Democrats wept and gnashed their teeth. Senate Majority Leader Chuck Schumer, who will preside over Mayorkas’ almost-guaranteed acquittal, raged in a short release:

This sham impeachment effort is another embarrassment for House Republicans. The one and only reason for this impeachment is for Speaker Johnson to further appease Donald Trump.

House Republicans failed to produce any evidence that Secretary Mayorkas has committed any crime.

House Republicans failed to show he has violated the Constitution.

House Republicans failed to present any evidence of anything resembling an impeachable offense.

This is a new low for House Republicans.

All of which is categorically false.

Joe Biden emerged from an ice-cream-induced fugue state and unbosomed himself of more falsehoods.

“History will not look kindly on House Republicans for their blatant act of unconstitutional partisanship that has targeted an honorable public servant in order to play petty political games,” he said

“Instead of staging political stunts like this, Republicans with genuine concerns about the border should want Congress to deliver more border resources and stronger border security. Sadly, the same Republicans pushing this baseless impeachment are rejecting bipartisan plans Secretary Mayorkas and others in my administration have worked hard on to strengthen border security at this very moment — reversing from years of their own demands to pass stronger border bills.”
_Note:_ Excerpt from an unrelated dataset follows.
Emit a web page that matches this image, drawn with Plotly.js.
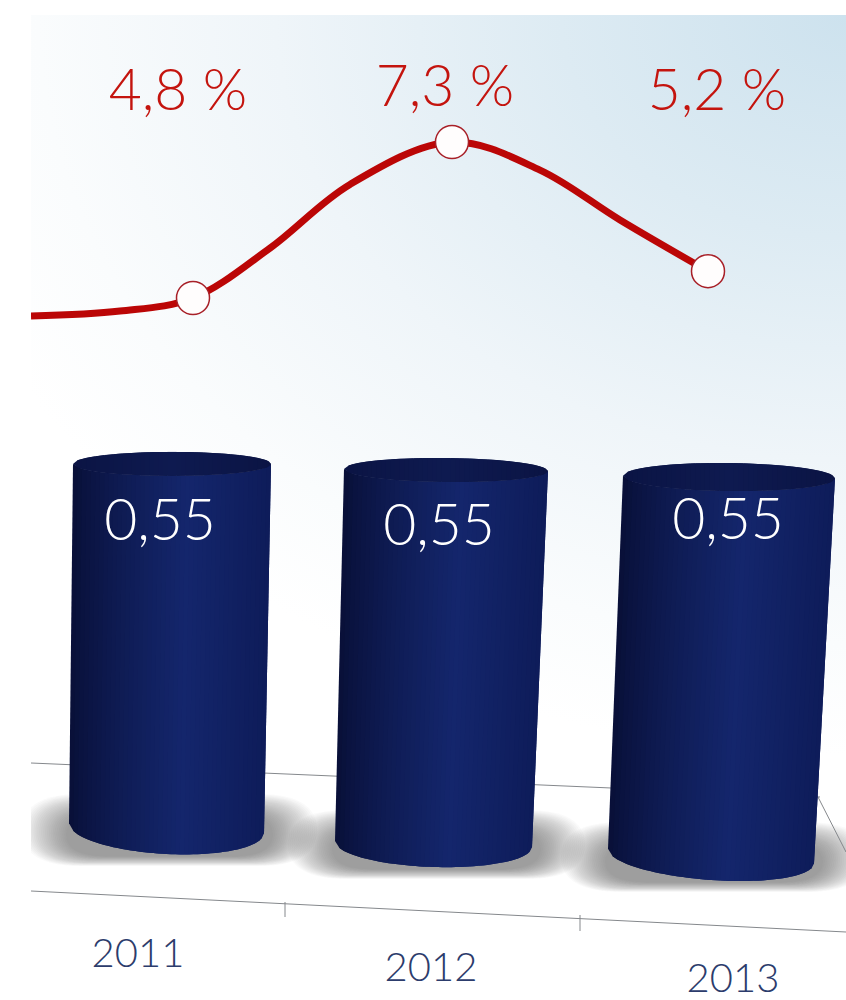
<!DOCTYPE html>
<html><head><meta charset="utf-8">
<script src="https://cdn.plot.ly/plotly-3.0.1.min.js"></script>
<style>
html,body{margin:0;padding:0;background:#fff;width:846px;height:1000px;overflow:hidden}
#bg{position:absolute;left:31px;top:15px;width:815px;height:985px;
background:radial-gradient(ellipse 950px 740px at 815px 0px,#cde2ee 0%,#ddebf3 30%,#eff5f9 60%,#fafcfd 85%,#ffffff 100%)}
#chart{position:absolute;left:0;top:0;width:846px;height:1000px}
</style></head><body>
<div id="bg"></div><div id="chart"></div>
<script>
// ---- data ----
const years = ['2011','2012','2013'];
const barValues = [0.55,0.55,0.55];
const barLabels = ['0,55','0,55','0,55'];
const rateValues = [4.8,7.3,5.23];
const rateLabels = ['4,8 %','7,3 %','5,2 %'];
const curveX = [31,120,193,270,350,452,540,620,708];
const curveRate = [4.51,4.59,4.8,5.6,6.62,7.3,6.85,6.05,5.23];
const rateX = [193,452,708];

// ---- perspective geometry (pixels of the picture) ----
const cyl = [
 {tl:73, tr:271, bl:69, br:264, base:828, pxPerValue:662, ryT:12, ryB:26, tiltT:0.0,  tiltB:0.05},
 {tl:344,tr:548, bl:335,br:532, base:844, pxPerValue:680, ryT:12, ryB:23, tiltT:0.01, tiltB:0.03},
 {tl:623,tr:835, bl:608,br:814, base:856, pxPerValue:689, ryT:14, ryB:24, tiltT:0.012,tiltB:0.07}
];
const yearPos = [[138,957],[431,971],[733,982]];
const barLabelPos = [[160,526],[439,531],[728,525]];
const rateLabelX = [178,445,717], rateLabelY = [96,92,96];

const traces = [];
const floorLines = [
 [[31,820],[763,797]], [[818,846],[797,852]],
 [[31,846],[891,932]],
 [[285,285],[902,917]], [[580,580],[915,931]]
];
floorLines.forEach(l=>traces.push({type:'scatter',mode:'lines',x:l[0],y:l[1],hoverinfo:'skip',showlegend:false,
  line:{color:'#85888c',width:1}}));

function mix(a,b,t){return a.map((v,i)=>Math.round(v+(b[i]-v)*t));}
function bodyColor(t){ // t: -1 .. 1 across the cylinder
  const L=[8,15,54],M=[20,38,108],R=[14,28,90];
  const c = t<0.15 ? mix(L,M,Math.pow((t+1)/1.15,0.75)) : mix(M,R,(t-0.15)/0.85);
  return 'rgb('+c.join(',')+')';
}
function capColor(t){
  const L=[11,20,68],M=[14,26,80],R=[11,20,68];
  const c = t<0 ? mix(L,M,t+1) : mix(M,R,t);
  return 'rgb('+c.join(',')+')';
}
const N=44;
const noLine={color:'rgba(0,0,0,0)',width:0};
cyl.forEach((c,i)=>{
  const top=c.base-barValues[i]*c.pxPerValue;
  const pt=(t,isTop,sign)=>{
    const cx=isTop?(c.tl+c.tr)/2:(c.bl+c.br)/2, rx=isTop?(c.tr-c.tl)/2:(c.br-c.bl)/2;
    const y0=isTop?top:c.base, ry=isTop?c.ryT:c.ryB, tilt=isTop?c.tiltT:c.tiltB;
    return [cx+t*rx, y0+sign*ry*Math.sqrt(Math.max(0,1-t*t))+tilt*t*rx];
  };
  for(let k=0;k<N;k++){
    const a=-1+2*k/N,b=Math.min(1,a+4/N),e=a+1/N,mid=(a+b)/2;
    // each strip overlaps the next one, so that no seams show
    const poly=[pt(b,true,1),pt(b,false,1),pt(mid,false,1),pt(a,false,1),pt(a,true,1)];
    traces.push({type:'scatter',mode:'lines',fill:'toself',hoverinfo:'skip',showlegend:false,
      x:poly.map(p=>p[0]),y:poly.map(p=>p[1]),fillcolor:bodyColor(e),line:noLine});
  }
  for(let k=0;k<N;k++){
    const a=-1+2*k/N,b=Math.min(1,a+4/N),e=a+1/N,mid=(a+b)/2;
    const cap=[pt(a,true,-1),pt(mid,true,-1),pt(b,true,-1),pt(b,true,1),pt(mid,true,1),pt(a,true,1)];
    traces.push({type:'scatter',mode:'lines',fill:'toself',hoverinfo:'skip',showlegend:false,
      x:cap.map(p=>p[0]),y:cap.map(p=>p[1]),fillcolor:capColor(e),line:noLine});
  }
});

// rate curve on its own value axis
traces.push({type:'scatter',mode:'lines',x:curveX,y:curveRate,yaxis:'y2',hoverinfo:'skip',showlegend:false,
  line:{color:'#bb0606',width:7,shape:'spline',smoothing:1}});
traces.push({type:'scatter',mode:'markers',x:rateX,y:rateValues,yaxis:'y2',name:'rate',showlegend:false,
  marker:{size:33,color:'#fffdfd',line:{color:'#a82028',width:1.5}}});

const fam='Lato, "Open Sans", sans-serif';
traces.push({type:'scatter',mode:'text',x:rateLabelX,y:rateLabelY,text:rateLabels,textposition:'middle center',
  hoverinfo:'skip',showlegend:false,textfont:{family:fam,size:57,weight:300,color:'#c4140e'}});
traces.push({type:'scatter',mode:'text',x:barLabelPos.map(p=>p[0]),y:barLabelPos.map(p=>p[1]),text:barLabels,
  textposition:'middle center',hoverinfo:'skip',showlegend:false,textfont:{family:fam,size:57,weight:300,color:'#ffffff'}});
traces.push({type:'scatter',mode:'text',x:yearPos.map(p=>p[0]),y:yearPos.map(p=>p[1]),text:years,
  textposition:'middle center',hoverinfo:'skip',showlegend:false,textfont:{family:fam,size:40,weight:300,color:'#2c3c6c'}});

// soft floor shadows: nested rounded patches
const shapes=[];
const LAYERS=24, SPREAD=46;
cyl.forEach(c=>{
  const cx=(c.bl+c.br)/2+3, rx=(c.br-c.bl)/2;
  for(let j=0;j<LAYERS;j++){
    const f=1-j/LAYERS;
    const x0=cx-rx-4-SPREAD*f,x1=cx+rx+4+SPREAD*f,y0=c.base-14-20*f,y1=c.base+c.ryB+2+10*f;
    const ym=(y0+y1)/2, k=(x1-x0)*0.2;
    shapes.push({type:'path',layer:'below',xref:'x',yref:'y',line:{width:0},fillcolor:'rgba(72,68,62,0.028)',
      path:`M ${x0} ${ym} Q ${x0} ${y0} ${x0+k} ${y0} L ${x1-k} ${y0} Q ${x1} ${y0} ${x1} ${ym} Q ${x1} ${y1} ${x1-k} ${y1} L ${x0+k} ${y1} Q ${x0} ${y1} ${x0} ${ym} Z`});
  }
});

const layout={width:846,height:1000,margin:{l:31,r:0,t:15,b:0,pad:0},
  paper_bgcolor:'rgba(0,0,0,0)',plot_bgcolor:'rgba(0,0,0,0)',showlegend:false,hovermode:false,shapes:shapes,
  xaxis:{range:[31,846],visible:false,fixedrange:true},
  yaxis:{range:[1000,15],visible:false,fixedrange:true},
  yaxis2:{range:[4.8-702/62.4,4.8+283/62.4],overlaying:'y',visible:false,fixedrange:true}
};
Plotly.newPlot('chart',traces,layout,{displayModeBar:false,staticPlot:true});
</script></body></html>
That claim — that Biden cannot stop the invasion he invited, and is aiding and abetting — is also false, as Johnson observed last week.

“As I’ve said for months, in public and private communication with the White House and the American people, the President has ample authority to take a range of actions to stem the flow of illegal immigration,” Johnson wrote on X. “He has a moral and legal responsibility to do all he can to try to reverse the catastrophe he has created.”